DATA SHOWN:
## start

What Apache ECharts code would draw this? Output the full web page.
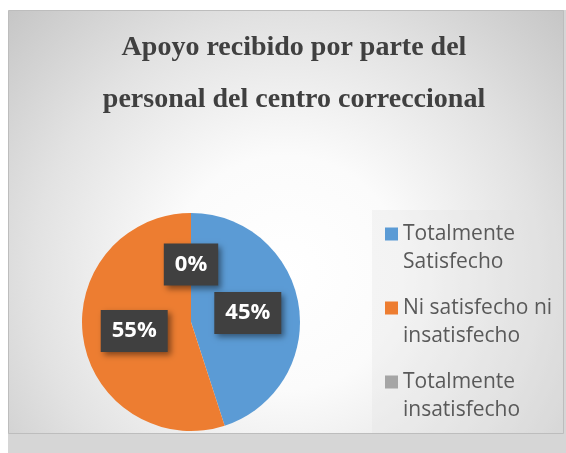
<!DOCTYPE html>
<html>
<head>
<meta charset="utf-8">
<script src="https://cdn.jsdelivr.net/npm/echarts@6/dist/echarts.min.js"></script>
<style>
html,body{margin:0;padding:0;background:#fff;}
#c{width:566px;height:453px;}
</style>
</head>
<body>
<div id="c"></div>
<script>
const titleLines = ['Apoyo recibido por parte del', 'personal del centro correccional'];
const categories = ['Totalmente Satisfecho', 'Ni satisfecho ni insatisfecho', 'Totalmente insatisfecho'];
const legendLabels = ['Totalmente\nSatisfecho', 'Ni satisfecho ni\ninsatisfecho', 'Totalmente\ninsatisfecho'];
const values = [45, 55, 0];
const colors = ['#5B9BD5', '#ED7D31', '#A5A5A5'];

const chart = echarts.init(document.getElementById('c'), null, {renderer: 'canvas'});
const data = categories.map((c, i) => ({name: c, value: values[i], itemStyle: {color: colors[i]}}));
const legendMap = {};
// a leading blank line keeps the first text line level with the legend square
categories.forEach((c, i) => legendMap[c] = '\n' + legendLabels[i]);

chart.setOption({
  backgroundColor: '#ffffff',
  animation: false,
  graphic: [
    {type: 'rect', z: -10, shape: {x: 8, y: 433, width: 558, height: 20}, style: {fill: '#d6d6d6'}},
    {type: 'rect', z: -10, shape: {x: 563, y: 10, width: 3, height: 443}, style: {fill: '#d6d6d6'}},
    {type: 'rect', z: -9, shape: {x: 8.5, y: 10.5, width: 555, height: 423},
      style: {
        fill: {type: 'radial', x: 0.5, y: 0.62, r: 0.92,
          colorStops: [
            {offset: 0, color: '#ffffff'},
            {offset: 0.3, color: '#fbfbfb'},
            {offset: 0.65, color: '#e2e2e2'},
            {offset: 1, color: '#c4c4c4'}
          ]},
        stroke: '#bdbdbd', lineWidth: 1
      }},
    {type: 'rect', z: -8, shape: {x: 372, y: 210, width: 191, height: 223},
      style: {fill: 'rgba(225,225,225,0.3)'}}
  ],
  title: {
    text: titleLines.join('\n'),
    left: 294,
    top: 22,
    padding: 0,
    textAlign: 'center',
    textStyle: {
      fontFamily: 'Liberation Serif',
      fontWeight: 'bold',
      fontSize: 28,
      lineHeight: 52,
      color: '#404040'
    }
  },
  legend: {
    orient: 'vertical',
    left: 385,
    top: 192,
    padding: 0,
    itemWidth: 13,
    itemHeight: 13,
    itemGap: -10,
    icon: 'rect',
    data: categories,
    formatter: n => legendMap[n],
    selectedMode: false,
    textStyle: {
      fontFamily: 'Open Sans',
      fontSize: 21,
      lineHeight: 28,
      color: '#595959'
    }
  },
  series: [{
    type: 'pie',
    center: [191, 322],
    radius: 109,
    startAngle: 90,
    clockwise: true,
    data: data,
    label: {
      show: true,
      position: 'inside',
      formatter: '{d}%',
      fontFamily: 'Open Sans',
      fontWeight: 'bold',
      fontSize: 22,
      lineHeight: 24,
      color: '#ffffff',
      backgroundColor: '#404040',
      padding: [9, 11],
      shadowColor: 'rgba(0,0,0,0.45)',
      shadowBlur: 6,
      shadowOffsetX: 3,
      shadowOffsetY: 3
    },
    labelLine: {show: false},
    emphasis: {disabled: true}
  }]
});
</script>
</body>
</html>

## end
## start

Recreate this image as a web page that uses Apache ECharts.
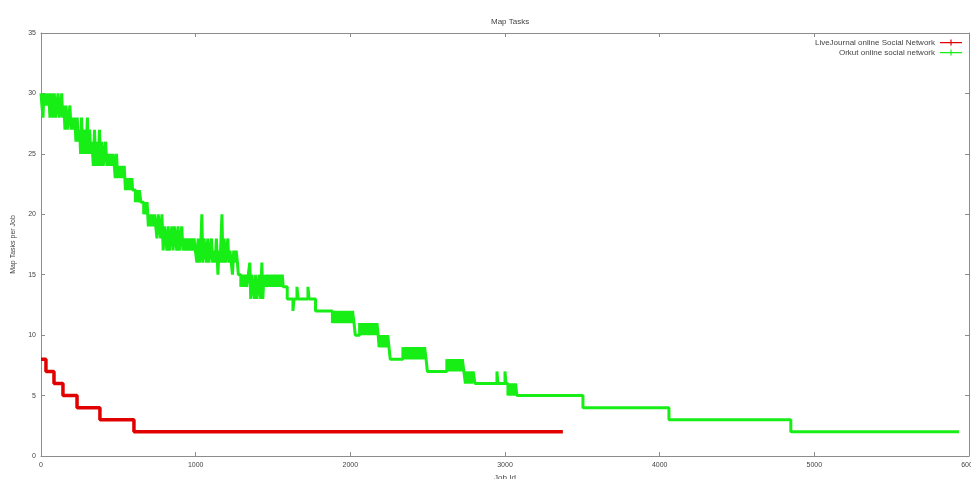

## end
## start

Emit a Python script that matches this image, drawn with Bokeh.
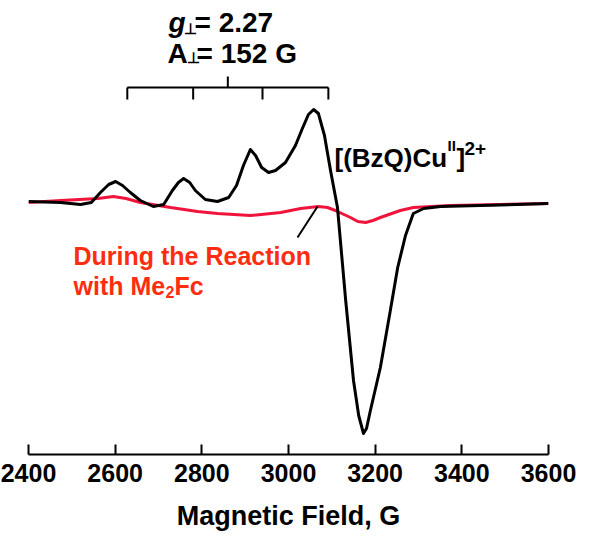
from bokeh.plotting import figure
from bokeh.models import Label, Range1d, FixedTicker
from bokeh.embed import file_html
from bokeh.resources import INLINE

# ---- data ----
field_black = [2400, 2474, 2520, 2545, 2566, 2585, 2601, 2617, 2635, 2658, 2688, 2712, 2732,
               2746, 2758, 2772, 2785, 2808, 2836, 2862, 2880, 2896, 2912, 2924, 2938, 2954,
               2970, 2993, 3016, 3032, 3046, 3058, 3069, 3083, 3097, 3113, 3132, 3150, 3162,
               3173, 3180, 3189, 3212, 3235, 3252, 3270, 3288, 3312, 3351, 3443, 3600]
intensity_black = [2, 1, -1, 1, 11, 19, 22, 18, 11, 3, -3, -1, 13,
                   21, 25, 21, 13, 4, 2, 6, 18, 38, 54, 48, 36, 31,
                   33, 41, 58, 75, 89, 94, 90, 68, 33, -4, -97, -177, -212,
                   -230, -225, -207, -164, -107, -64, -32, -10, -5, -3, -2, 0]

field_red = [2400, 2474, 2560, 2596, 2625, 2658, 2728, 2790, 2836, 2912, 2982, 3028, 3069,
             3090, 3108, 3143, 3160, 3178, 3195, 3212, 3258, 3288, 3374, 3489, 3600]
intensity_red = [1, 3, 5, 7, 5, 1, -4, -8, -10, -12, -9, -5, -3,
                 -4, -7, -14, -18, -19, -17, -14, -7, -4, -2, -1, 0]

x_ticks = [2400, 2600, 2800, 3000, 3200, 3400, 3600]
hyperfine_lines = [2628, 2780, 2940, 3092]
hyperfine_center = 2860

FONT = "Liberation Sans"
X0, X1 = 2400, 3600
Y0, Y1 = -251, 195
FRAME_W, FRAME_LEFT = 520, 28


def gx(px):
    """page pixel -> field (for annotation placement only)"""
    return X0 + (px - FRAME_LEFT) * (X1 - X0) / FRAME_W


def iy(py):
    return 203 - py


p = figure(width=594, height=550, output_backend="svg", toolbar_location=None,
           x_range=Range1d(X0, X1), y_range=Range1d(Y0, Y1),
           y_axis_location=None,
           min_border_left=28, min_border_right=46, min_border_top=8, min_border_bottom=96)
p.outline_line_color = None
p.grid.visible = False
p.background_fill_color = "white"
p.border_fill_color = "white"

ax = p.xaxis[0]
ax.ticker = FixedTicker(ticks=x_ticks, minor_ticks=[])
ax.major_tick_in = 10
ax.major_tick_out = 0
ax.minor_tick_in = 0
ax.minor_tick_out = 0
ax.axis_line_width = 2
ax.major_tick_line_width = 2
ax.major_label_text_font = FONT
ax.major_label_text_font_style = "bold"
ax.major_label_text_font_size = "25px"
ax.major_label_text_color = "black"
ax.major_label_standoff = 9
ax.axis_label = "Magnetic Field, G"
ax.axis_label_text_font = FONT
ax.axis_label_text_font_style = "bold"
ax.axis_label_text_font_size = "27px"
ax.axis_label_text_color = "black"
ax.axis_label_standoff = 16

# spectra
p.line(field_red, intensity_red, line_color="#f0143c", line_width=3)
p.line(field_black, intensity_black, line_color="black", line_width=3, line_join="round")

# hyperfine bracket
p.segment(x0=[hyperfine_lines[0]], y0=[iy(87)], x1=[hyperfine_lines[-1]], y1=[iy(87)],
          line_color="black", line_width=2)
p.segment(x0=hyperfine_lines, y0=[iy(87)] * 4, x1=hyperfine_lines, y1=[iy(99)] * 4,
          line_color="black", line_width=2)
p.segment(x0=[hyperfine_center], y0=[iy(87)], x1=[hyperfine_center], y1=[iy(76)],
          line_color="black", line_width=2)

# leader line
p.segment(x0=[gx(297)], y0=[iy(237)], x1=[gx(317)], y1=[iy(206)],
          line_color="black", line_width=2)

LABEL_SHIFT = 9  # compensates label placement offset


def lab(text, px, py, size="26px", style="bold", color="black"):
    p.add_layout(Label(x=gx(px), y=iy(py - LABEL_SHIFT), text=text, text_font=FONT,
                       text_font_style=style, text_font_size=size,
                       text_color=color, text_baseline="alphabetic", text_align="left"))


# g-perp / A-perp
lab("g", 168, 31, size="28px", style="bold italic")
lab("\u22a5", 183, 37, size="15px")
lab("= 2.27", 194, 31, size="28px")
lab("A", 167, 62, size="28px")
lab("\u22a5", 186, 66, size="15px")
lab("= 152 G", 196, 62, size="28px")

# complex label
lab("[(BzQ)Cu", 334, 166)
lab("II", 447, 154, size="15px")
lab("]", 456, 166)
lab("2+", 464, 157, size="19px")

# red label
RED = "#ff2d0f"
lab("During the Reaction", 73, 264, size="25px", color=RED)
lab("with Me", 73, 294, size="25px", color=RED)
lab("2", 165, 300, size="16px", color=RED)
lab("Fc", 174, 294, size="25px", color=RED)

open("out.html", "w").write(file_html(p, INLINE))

## end

The lines you need run from the one containing "What Apache ECharts" down to the one containing "categories.forEach((c, i) =>"; print them exactly, both ends included, and leave out pictures.

THE REPLY:
What Apache ECharts code would draw this? Output the full web page.
<!DOCTYPE html>
<html>
<head>
<meta charset="utf-8">
<script src="https://cdn.jsdelivr.net/npm/echarts@6/dist/echarts.min.js"></script>
<style>
html,body{margin:0;padding:0;background:#fff;}
#c{width:566px;height:453px;}
</style>
</head>
<body>
<div id="c"></div>
<script>
const titleLines = ['Apoyo recibido por parte del', 'personal del centro correccional'];
const categories = ['Totalmente Satisfecho', 'Ni satisfecho ni insatisfecho', 'Totalmente insatisfecho'];
const legendLabels = ['Totalmente\nSatisfecho', 'Ni satisfecho ni\ninsatisfecho', 'Totalmente\ninsatisfecho'];
const values = [45, 55, 0];
const colors = ['#5B9BD5', '#ED7D31', '#A5A5A5'];

const chart = echarts.init(document.getElementById('c'), null, {renderer: 'canvas'});
const data = categories.map((c, i) => ({name: c, value: values[i], itemStyle: {color: colors[i]}}));
const legendMap = {};
// a leading blank line keeps the first text line level with the legend square
categories.forEach((c, i) => legendMap[c] = '\n' + legendLabels[i]);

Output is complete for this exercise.